## Description of the task
Images should be left out, and everything else in the listing reproduced exactly.

========================================

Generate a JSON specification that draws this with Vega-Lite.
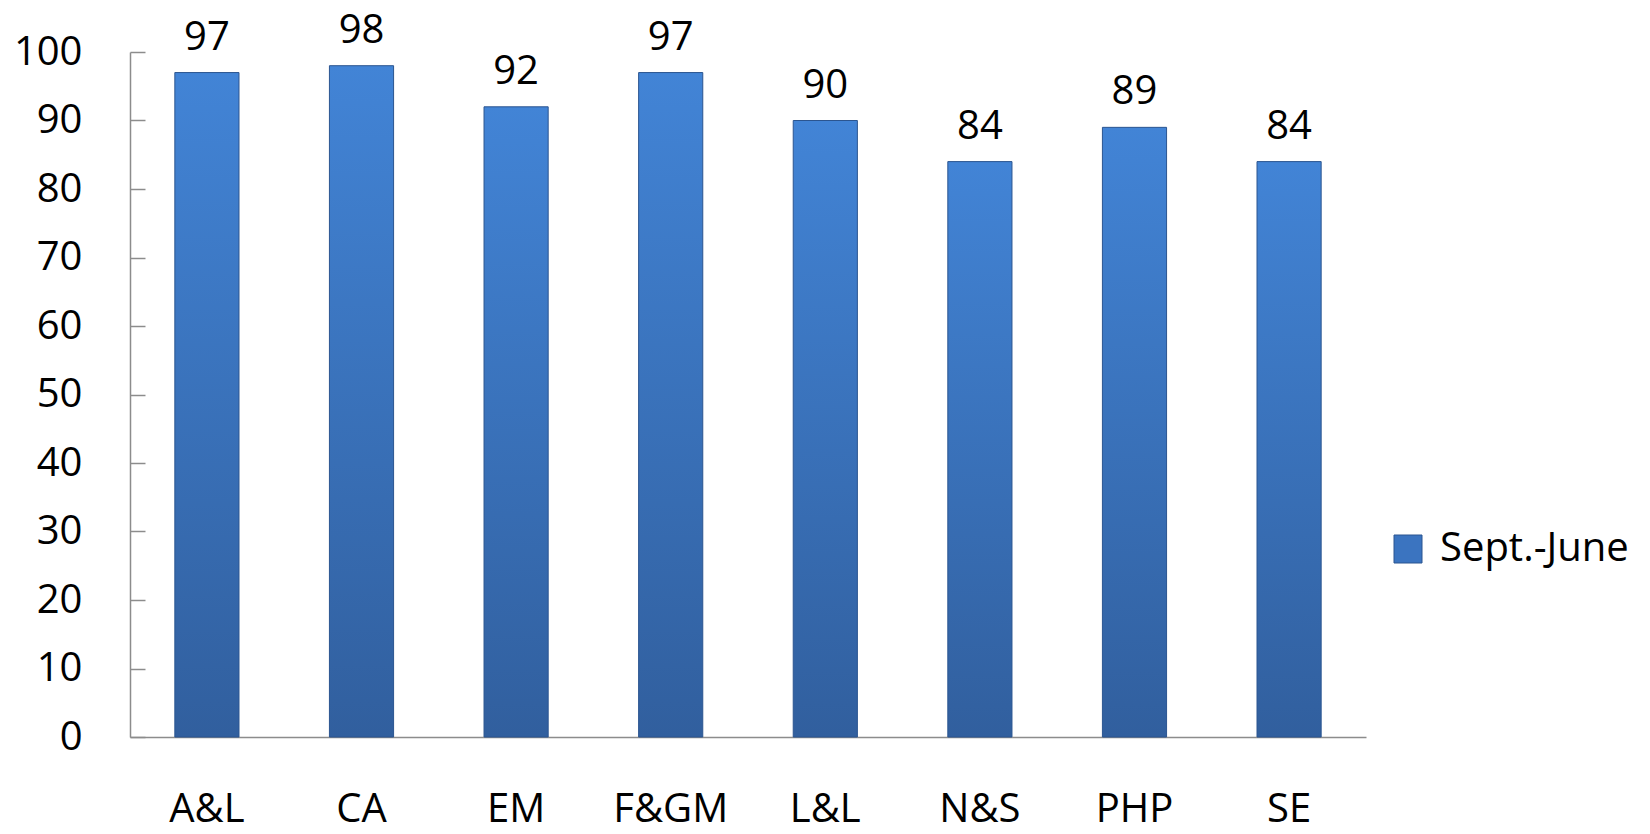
{
  "$schema": "https://vega.github.io/schema/vega-lite/v6.json",
  "autosize": "none",
  "width": 1236,
  "height": 685,
  "padding": {"left": 130, "top": 52, "right": 284, "bottom": 97},
  "background": "white",
  "config": {"view": {"stroke": null}, "font": "Open Sans"},
  "data": {"values": [
    {"cat": "A&L", "value": 97, "series": "Sept.-June"},
    {"cat": "CA", "value": 98, "series": "Sept.-June"},
    {"cat": "EM", "value": 92, "series": "Sept.-June"},
    {"cat": "F&GM", "value": 97, "series": "Sept.-June"},
    {"cat": "L&L", "value": 90, "series": "Sept.-June"},
    {"cat": "N&S", "value": 84, "series": "Sept.-June"},
    {"cat": "PHP", "value": 89, "series": "Sept.-June"},
    {"cat": "SE", "value": 84, "series": "Sept.-June"}
  ]},
  "encoding": {
    "x": {"field": "cat", "type": "nominal", "sort": null,
      "scale": {"paddingInner": 0.585, "paddingOuter": 0.29},
      "axis": {"title": null, "labelAngle": 0, "labelFontSize": 40, "labelColor": "#000000", "labelFont": "Open Sans",
        "ticks": false, "labelPadding": 52, "domainColor": "#8c8c8c", "domainWidth": 1.5}},
    "y": {"field": "value", "type": "quantitative",
      "scale": {"domain": [0, 100], "nice": false},
      "axis": {"title": null, "values": [0,10,20,30,40,50,60,70,80,90,100], "grid": false,
        "labelFontSize": 40, "labelColor": "#000000", "labelFont": "Open Sans",
        "tickSize": -15, "labelPadding": 63, "tickColor": "#8c8c8c", "domainColor": "#8c8c8c", "domainWidth": 1.5, "tickWidth": 1.5}}
  },
  "layer": [
    {
      "mark": {"type": "square", "size": 0, "opacity": 1},
      "encoding": {
        "color": {"field": "series", "type": "nominal",
          "scale": {"range": ["#3b74c0"]},
          "legend": {"title": null, "orient": "none", "legendX": 1258, "legendY": 477,
            "symbolType": "square", "symbolSize": 784, "symbolOpacity": 1, "symbolStrokeColor": "#2b5590", "symbolStrokeWidth": 1,
            "labelFontSize": 40, "labelColor": "#000000", "labelFont": "Open Sans", "labelOffset": 12, "labelLimit": 400}}
      }
    },
    {
      "mark": {"type": "bar", "stroke": "#2b5590", "strokeWidth": 1},
      "encoding": {
        "color": {"value": {"gradient": "linear", "x1": 0, "y1": 0, "x2": 0, "y2": 1, "stops": [{"offset": 0, "color": "#4284d6"}, {"offset": 1, "color": "#315f9e"}]}}
      }
    },
    {
      "mark": {"type": "text", "baseline": "alphabetic", "dy": -23, "fontSize": 40, "font": "Open Sans", "color": "#000000"},
      "encoding": {"text": {"field": "value", "type": "quantitative"}}
    }
  ]
}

========================================

## Response
Generate a JSON specification that draws this with Vega-Lite.
{
  "$schema": "https://vega.github.io/schema/vega-lite/v6.json",
  "autosize": "none",
  "width": 1236,
  "height": 685,
  "padding": {"left": 130, "top": 52, "right": 284, "bottom": 97},
  "background": "white",
  "config": {"view": {"stroke": null}, "font": "Open Sans"},
  "data": {"values": [
    {"cat": "A&L", "value": 97, "series": "Sept.-June"},
    {"cat": "CA", "value": 98, "series": "Sept.-June"},
    {"cat": "EM", "value": 92, "series": "Sept.-June"},
    {"cat": "F&GM", "value": 97, "series": "Sept.-June"},
    {"cat": "L&L", "value": 90, "series": "Sept.-June"},
    {"cat": "N&S", "value": 84, "series": "Sept.-June"},
    {"cat": "PHP", "value": 89, "series": "Sept.-June"},
    {"cat": "SE", "value": 84, "series": "Sept.-June"}
  ]},
  "encoding": {
    "x": {"field": "cat", "type": "nominal", "sort": null,
      "scale": {"paddingInner": 0.585, "paddingOuter": 0.29},
      "axis": {"title": null, "labelAngle": 0, "labelFontSize": 40, "labelColor": "#000000", "labelFont": "Open Sans",
        "ticks": false, "labelPadding": 52, "domainColor": "#8c8c8c", "domainWidth": 1.5}},
    "y": {"field": "value", "type": "quantitative",
      "scale": {"domain": [0, 100], "nice": false},
      "axis": {"title": null, "values": [0,10,20,30,40,50,60,70,80,90,100], "grid": false,
        "labelFontSize": 40, "labelColor": "#000000", "labelFont": "Open Sans",
        "tickSize": -15, "labelPadding": 63, "tickColor": "#8c8c8c", "domainColor": "#8c8c8c", "domainWidth": 1.5, "tickWidth": 1.5}}
  },
  "layer": [
    {
      "mark": {"type": "square", "size": 0, "opacity": 1},
      "encoding": {
        "color": {"field": "series", "type": "nominal",
          "scale": {"range": ["#3b74c0"]},
          "legend": {"title": null, "orient": "none", "legendX": 1258, "legendY": 477,
            "symbolType": "square", "symbolSize": 784, "symbolOpacity": 1, "symbolStrokeColor": "#2b5590", "symbolStrokeWidth": 1,
            "labelFontSize": 40, "labelColor": "#000000", "labelFont": "Open Sans", "labelOffset": 12, "labelLimit": 400}}
      }
    },
    {
      "mark": {"type": "bar", "stroke": "#2b5590", "strokeWidth": 1},
      "encoding": {
        "color": {"value": {"gradient": "linear", "x1": 0, "y1": 0, "x2": 0, "y2": 1, "stops": [{"offset": 0, "color": "#4284d6"}, {"offset": 1, "color": "#315f9e"}]}}
      }
    },
    {
      "mark": {"type": "text", "baseline": "alphabetic", "dy": -23, "fontSize": 40, "font": "Open Sans", "color": "#000000"},
      "encoding": {"text": {"field": "value", "type": "quantitative"}}
    }
  ]
}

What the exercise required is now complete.